TRAZOS ANÓNIMOS

Como ocurría con los viejos maestros que no firmaban sus obras y de los cuales la posteridad apenas conoce el nombre de pila o su lugar de origen, existen en la actualidad artistas cuya identidad permanece oculta. Realizan sus obras furtivamente y las firman con nombres ficticios; corren teorías encontradas sobre sus personalidades, lo cual acrecienta el interés en torno a ellos. No se trata, como en el caso de los antiguos pintores medievales, de humildes artesanos sin ansia de gloria que desarrollaban su tarea en el más modesto de los anonimatos. Son oscuros pero gustan de saltar a la palestra, son un enigma y a la vez un espectáculo, son estelares a su opaca manera. En su momento formaron parte de un movimiento marginal pero en los últimos años han entrado con fuerza en el mercado del arte, lo cual choca frontalmente con su esencia primera. Son los antiguos grafiteros, reconvertidos en estrellas. Habrá que cambiarle el nombre a su actividad. Démosle la bienvenida al arte urbano.
 
En tiempos, un grafiti equivalía invariablemente a un problema. Suciedad, vandalismo, gastos de limpieza. Un molesto impuesto más de la vida ciudadana. Desde hace un tiempo, los medios de comunicación nos muestran ejemplos que contradicen esta idea. Una pintura en una puerta o una pared, realizada al amparo de la noche por según qué mano, puede equivaler a una fortuna. Hará cosa de un mes leí en la prensa la siguiente noticia: la policía palestina había confiscado una puerta decorada por el artista callejero conocido por el sobrenombre de Banksy. ¿La causa de tal confiscación? La persona en cuyo poder se encontraba, un artista local, la había adquirido por unos 16o euros. El vendedor, un padre de familia numerosa, se había dado cuenta ―demasiado tarde― de que había sido víctima de un engaño. Porque las obras de Banksy se cotizan en el mercado del arte con precios en torno al medio millón de dólares.

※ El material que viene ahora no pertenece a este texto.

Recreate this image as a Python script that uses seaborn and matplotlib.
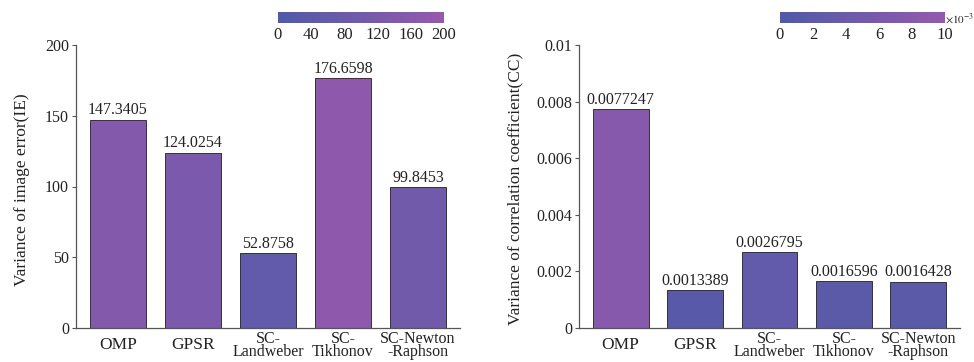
import numpy as np
import pandas as pd
import matplotlib
matplotlib.use("Agg")
import matplotlib.pyplot as plt
from matplotlib.colors import LinearSegmentedColormap, Normalize
import matplotlib.cm as cm
import seaborn as sns

# --- data ---
methods = ["OMP", "GPSR", "SC-\nLandweber", "SC-\nTikhonov", "SC-Newton\n-Raphson"]
ie_values = [147.3405, 124.0254, 52.8758, 176.6598, 99.8453]
ie_labels = ["147.3405", "124.0254", "52.8758", "176.6598", "99.8453"]
cc_values = [0.0077247, 0.0013389, 0.0026795, 0.0016596, 0.0016428]
cc_labels = ["0.0077247", "0.0013389", "0.0026795", "0.0016596", "0.0016428"]
ie_yticks = [0, 50, 100, 150, 200]
cc_yticks = [0, 0.002, 0.004, 0.006, 0.008, 0.01]
cc_ytick_labels = ["0", "0.002", "0.004", "0.006", "0.008", "0.01"]
ie_cbar_ticks = [0, 40, 80, 120, 160, 200]
cc_cbar_ticks = [0, 2, 4, 6, 8, 10]

sns.set_theme(style="white")
plt.rcParams["font.family"] = ["Liberation Serif", "DejaVu Serif"]
plt.rcParams["mathtext.fontset"] = "stix"

cmap = LinearSegmentedColormap.from_list("bp", ["#4f5aa8", "#9659ae"])
text_col = "#222222"
spine_col = "#555555"

fig = plt.figure(figsize=(9.74, 3.62), dpi=100)
W, H = 974, 362


def px_axes(x0, y0, x1, y1):
    return fig.add_axes([x0 / W, 1 - y1 / H, (x1 - x0) / W, (y1 - y0) / H])


def draw_panel(ax, values, labels, vmax, yticks, yticklabels, ylabel, ylab_x):
    norm = Normalize(0, vmax)
    colors = [cmap(norm(v)) for v in values]
    df = pd.DataFrame({"method": methods, "value": values})
    sns.barplot(data=df, x="method", y="value", hue="method",
                palette=colors, legend=False, width=0.75, ax=ax,
                edgecolor="#333333", linewidth=0.7, saturation=1)
    ax.set_xlim(-0.56, 4.56)
    ax.set_ylim(0, vmax)
    ax.set_yticks(yticks)
    ax.set_yticklabels(yticklabels)
    for sp in ["top", "right"]:
        ax.spines[sp].set_visible(False)
    for sp in ["left", "bottom"]:
        ax.spines[sp].set_color(spine_col)
        ax.spines[sp].set_linewidth(0.9)
    ax.tick_params(axis="y", length=3, width=0.8, color=spine_col,
                   labelsize=11.5, labelcolor=text_col, pad=2, left=True)
    # category labels centred vertically on a common line below the axis
    ax.tick_params(axis="x", length=0, pad=12.5, labelcolor=text_col)
    for t in ax.get_xticklabels():
        t.set_va("center")
        if "\n" in t.get_text():
            t.set_fontsize(11.5)
            t.set_linespacing(0.8)
        else:
            t.set_fontsize(12.5)
    ax.set_xlabel("")
    ax.set_ylabel(ylabel, fontsize=12.5, color=text_col)
    ax.yaxis.set_label_coords(ylab_x, 0.49)
    for i, (v, lab) in enumerate(zip(values, labels)):
        ax.text(i, v + vmax * 0.004, lab, ha="center", va="bottom",
                fontsize=11.5, color=text_col)
    return norm


def draw_cbar(cax, norm, ticks, ticklabels):
    cb = fig.colorbar(cm.ScalarMappable(norm=norm, cmap=cmap), cax=cax,
                      orientation="horizontal")
    cb.outline.set_visible(False)
    cb.set_ticks(ticks)
    cb.set_ticklabels(ticklabels)
    cax.tick_params(length=0, labelsize=12, labelcolor=text_col, pad=3)
    return cb


# left panel: variance of image error
ax1 = px_axes(76, 45, 460, 328)
norm1 = draw_panel(ax1, ie_values, ie_labels, 200, ie_yticks,
                   [str(t) for t in ie_yticks],
                   "Variance of image error(IE)", -0.12)
cax1 = px_axes(278, 12, 444, 23)
draw_cbar(cax1, norm1, ie_cbar_ticks, [str(t) for t in ie_cbar_ticks])

# right panel: variance of correlation coefficient
ax2 = px_axes(579, 45, 960, 328)
norm2 = draw_panel(ax2, cc_values, cc_labels, 0.01, cc_yticks,
                   cc_ytick_labels,
                   "Variance of correlation coefficient(CC)", -0.147)
cax2 = px_axes(780, 12, 945, 23)
draw_cbar(cax2, norm2, [t * 1e-3 for t in cc_cbar_ticks],
          [str(t) for t in cc_cbar_ticks])
cax2.text(1.003, 1.1, r"$\times10^{-3}$", transform=cax2.transAxes,
          ha="left", va="top", fontsize=8, color=text_col)

fig.savefig("out.png", dpi=100)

Polémicas aparte, a mí lo que me impresionó fue la imagen que acompañaba a la noticia. La pintura había sido realizada en la puerta de una casa derruida ―una de tantas― de la franja de Gaza. En aquella pieza que permanecía milagrosamente en pie en medio de los escombros, se veía una figura de mujer con la cara cubierta y el cuerpo agazapado que, en un gesto de desaliento, se lleva la mano al rostro. Es una pintura vibrante, enérgica, llena de expresividad. El símbolo de la desesperación de todo un colectivo humano.


Banksy es un artista británico que lleva desde los años 80 esparciendo su pintura por los muros de variados lugares del planeta. Es muy entretenido leer las teorías que corren por la red sobre su identidad y sus características personales; se parecen en cierta medida a los testimonios de los que presencian un acto delictivo y dan sus versiones a la policía. Este Robin Hood de las artes ha decorado paredes de medio mundo y ha tenido la osadía de introducirse a colgar de forma clandestina alguna de sus obras en museos como el MOMA o la Tate Modern. Todo un personaje. Pero anécdotas aparte, basta echar un vistazo al sinfín de imágenes que nos asaltarán apenas escribamos su nombre en un buscador de Internet, para darnos cuenta de su imaginación y la fuerza expresiva de sus creaciones. Las pinturas de Banksy son agudas, irónicas, divertidas, provocativas, poéticas. Exploran lo mismo el mundo actual que los grandes temas de siempre para apartarse de lo establecido y ofrecer un punto de vista sorprendente. Tiene, además, la enorme capacidad ―imprescindible en un artista urbano― de aprovechar al máximo el emplazamiento que la ciudad le ofrece, logrando una perfecta simbiosis entre el entorno y la imagen por él creada. A mí me parece que posee un talento extraordinario. Me ha costado elegir entre sus múltiples creaciones. Dejo a continuación tres de mis favoritas: el empleado municipal que limpia meticulosamente unas pinturas prehistóricas, el manifestante con la cara tapada que arroja un ramo de flores en lugar de un cóctel molotov, la niña que riega una antena de televisión de la que, milagrosamente, van surgiendo brotes. Magia pura. Qué no daría yo por encontrarme una mañana con que la mano anónima de este salteador de paredes ha decorado la fachada de mi casa.